A nouveau malade en 1932-1933, Marguerite Joubert ne devient institutrice qu’en 1934 d’abord au Gâvre puis à Bouaye. Elle prend, fin 1935, des fonctions au sein de nouvelles instances syndicales réunifiées. Elle y est élue, y obtient la création d’une commission des jeunes et prend en charge la rédaction d’une nouvelle rubrique dédiée à ces mêmes jeunes dans le bulletin des instituteurs. Ce sont donc là plusieurs années d’un engagement intense, toujours tourné vers la formation des jeunes, dans le contexte historiquement dense du Front populaire et des tensions en Europe. Avant un retrait progressif. Elle se marie en 1938 puis, enceinte, redevient une militante locale.

Une communiste dans la guerre

Installés à Chantenay les époux Lermite appartiennent à un parti interdit après la signature du pacte germano-soviétique. Devenus, après la défaite française, les ennemis du régime de Vichy, ils sont inquiétés par le ministère de l’Education nationale et surveillés par la police française. André Lermite est arrêté à la demande des Allemands peu après l’attaque de l’URSS et interné au camp de Compiègne où il participe au mouvement de résistance communiste. En août 1942 la police française mène une vaste opération d’arrestations de jeunes résistants communistes en Loire-Inférieure. Le mois suivant Marguerite Lermite, elle aussi membre de la résistance et déjà dénoncée fin 1941, est arrêtée à son tour et livrée aux Allemands. Elle transite par plusieurs prisons avant d’être envoyée au camp de Romainville.
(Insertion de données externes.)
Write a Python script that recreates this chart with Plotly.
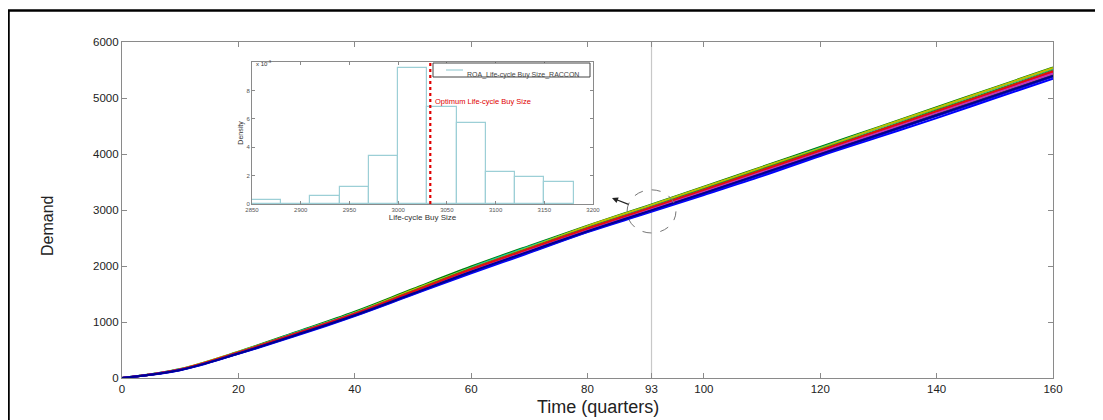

Tous deux ont été déportés au camp d’Auschwitz-Birkenau. André Lermite y arrive en juillet 1942 et y meurt début août. Marguerite Lermite y est déportée en janvier 1943 avec 230 autres femmes essentiellement résistantes communistes. Elle y est vraisemblablement morte fin février. A la Libération, André Lermite a donné son nom à l’école où il enseignait. Marguerite Lermite, elle, n’est restée que dans la mémoire de ses proches et de ses camarades.